--- Begin ---
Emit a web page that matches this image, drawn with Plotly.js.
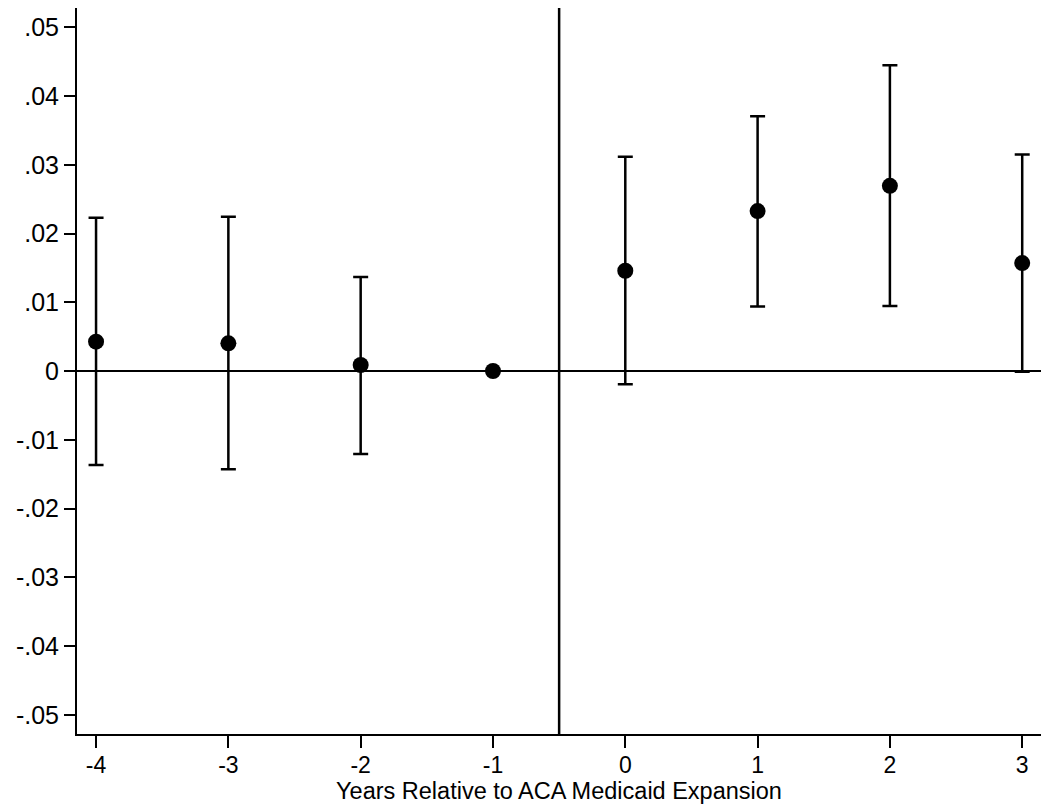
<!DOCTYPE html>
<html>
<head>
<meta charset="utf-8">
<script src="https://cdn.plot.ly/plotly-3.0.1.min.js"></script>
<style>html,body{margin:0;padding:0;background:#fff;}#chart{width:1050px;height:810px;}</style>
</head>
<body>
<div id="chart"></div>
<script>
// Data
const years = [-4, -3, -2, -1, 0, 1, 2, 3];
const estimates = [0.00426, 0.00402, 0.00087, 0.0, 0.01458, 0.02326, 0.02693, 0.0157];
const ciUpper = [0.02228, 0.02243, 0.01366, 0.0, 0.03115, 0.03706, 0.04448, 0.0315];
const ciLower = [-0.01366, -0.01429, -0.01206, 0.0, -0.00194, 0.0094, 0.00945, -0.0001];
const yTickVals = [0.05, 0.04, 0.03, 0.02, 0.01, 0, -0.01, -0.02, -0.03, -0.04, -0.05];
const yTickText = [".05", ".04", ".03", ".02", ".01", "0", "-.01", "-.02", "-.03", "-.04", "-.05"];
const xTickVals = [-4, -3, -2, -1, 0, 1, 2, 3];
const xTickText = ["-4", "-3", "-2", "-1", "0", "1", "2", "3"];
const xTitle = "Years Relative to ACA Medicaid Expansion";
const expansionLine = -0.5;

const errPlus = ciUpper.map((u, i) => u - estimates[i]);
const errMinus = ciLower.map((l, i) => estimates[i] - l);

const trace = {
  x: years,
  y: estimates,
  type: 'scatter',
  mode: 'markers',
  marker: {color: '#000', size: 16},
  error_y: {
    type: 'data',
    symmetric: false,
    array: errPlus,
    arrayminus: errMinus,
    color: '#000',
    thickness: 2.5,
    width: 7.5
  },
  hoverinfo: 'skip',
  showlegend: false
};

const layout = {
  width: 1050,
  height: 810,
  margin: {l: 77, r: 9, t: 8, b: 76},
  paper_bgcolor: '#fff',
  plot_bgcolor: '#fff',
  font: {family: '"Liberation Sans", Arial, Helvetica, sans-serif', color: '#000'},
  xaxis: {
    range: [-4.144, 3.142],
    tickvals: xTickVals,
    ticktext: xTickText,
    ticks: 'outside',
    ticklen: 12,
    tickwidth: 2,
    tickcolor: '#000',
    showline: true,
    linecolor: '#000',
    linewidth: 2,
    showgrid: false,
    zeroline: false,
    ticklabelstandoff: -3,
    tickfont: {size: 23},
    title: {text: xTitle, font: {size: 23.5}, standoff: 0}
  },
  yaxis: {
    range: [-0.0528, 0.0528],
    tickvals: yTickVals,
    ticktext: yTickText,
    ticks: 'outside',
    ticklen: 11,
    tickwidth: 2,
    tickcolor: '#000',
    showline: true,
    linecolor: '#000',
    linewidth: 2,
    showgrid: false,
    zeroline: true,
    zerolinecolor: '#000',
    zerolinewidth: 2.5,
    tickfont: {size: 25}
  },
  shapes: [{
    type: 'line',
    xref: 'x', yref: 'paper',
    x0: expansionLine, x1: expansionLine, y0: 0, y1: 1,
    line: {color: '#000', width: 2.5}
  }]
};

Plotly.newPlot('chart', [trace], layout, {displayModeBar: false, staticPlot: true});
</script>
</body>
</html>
--- End ---
**Task goal**: Return each line from the material above exactly, but not the pictures.

**The result**:
Emit a web page that matches this image, drawn with Plotly.js.
<!DOCTYPE html>
<html>
<head>
<meta charset="utf-8">
<script src="https://cdn.plot.ly/plotly-3.0.1.min.js"></script>
<style>html,body{margin:0;padding:0;background:#fff;}#chart{width:1050px;height:810px;}</style>
</head>
<body>
<div id="chart"></div>
<script>
// Data
const years = [-4, -3, -2, -1, 0, 1, 2, 3];
const estimates = [0.00426, 0.00402, 0.00087, 0.0, 0.01458, 0.02326, 0.02693, 0.0157];
const ciUpper = [0.02228, 0.02243, 0.01366, 0.0, 0.03115, 0.03706, 0.04448, 0.0315];
const ciLower = [-0.01366, -0.01429, -0.01206, 0.0, -0.00194, 0.0094, 0.00945, -0.0001];
const yTickVals = [0.05, 0.04, 0.03, 0.02, 0.01, 0, -0.01, -0.02, -0.03, -0.04, -0.05];
const yTickText = [".05", ".04", ".03", ".02", ".01", "0", "-.01", "-.02", "-.03", "-.04", "-.05"];
const xTickVals = [-4, -3, -2, -1, 0, 1, 2, 3];
const xTickText = ["-4", "-3", "-2", "-1", "0", "1", "2", "3"];
const xTitle = "Years Relative to ACA Medicaid Expansion";
const expansionLine = -0.5;

const errPlus = ciUpper.map((u, i) => u - estimates[i]);
const errMinus = ciLower.map((l, i) => estimates[i] - l);

const trace = {
  x: years,
  y: estimates,
  type: 'scatter',
  mode: 'markers',
  marker: {color: '#000', size: 16},
  error_y: {
    type: 'data',
    symmetric: false,
    array: errPlus,
    arrayminus: errMinus,
    color: '#000',
    thickness: 2.5,
    width: 7.5
  },
  hoverinfo: 'skip',
  showlegend: false
};

const layout = {
  width: 1050,
  height: 810,
  margin: {l: 77, r: 9, t: 8, b: 76},
  paper_bgcolor: '#fff',
  plot_bgcolor: '#fff',
  font: {family: '"Liberation Sans", Arial, Helvetica, sans-serif', color: '#000'},
  xaxis: {
    range: [-4.144, 3.142],
    tickvals: xTickVals,
    ticktext: xTickText,
    ticks: 'outside',
    ticklen: 12,
    tickwidth: 2,
    tickcolor: '#000',
    showline: true,
    linecolor: '#000',
    linewidth: 2,
    showgrid: false,
    zeroline: false,
    ticklabelstandoff: -3,
    tickfont: {size: 23},
    title: {text: xTitle, font: {size: 23.5}, standoff: 0}
  },
  yaxis: {
    range: [-0.0528, 0.0528],
    tickvals: yTickVals,
    ticktext: yTickText,
    ticks: 'outside',
    ticklen: 11,
    tickwidth: 2,
    tickcolor: '#000',
    showline: true,
    linecolor: '#000',
    linewidth: 2,
    showgrid: false,
    zeroline: true,
    zerolinecolor: '#000',
    zerolinewidth: 2.5,
    tickfont: {size: 25}
  },
  shapes: [{
    type: 'line',
    xref: 'x', yref: 'paper',
    x0: expansionLine, x1: expansionLine, y0: 0, y1: 1,
    line: {color: '#000', width: 2.5}
  }]
};

Plotly.newPlot('chart', [trace], layout, {displayModeBar: false, staticPlot: true});
</script>
</body>
</html>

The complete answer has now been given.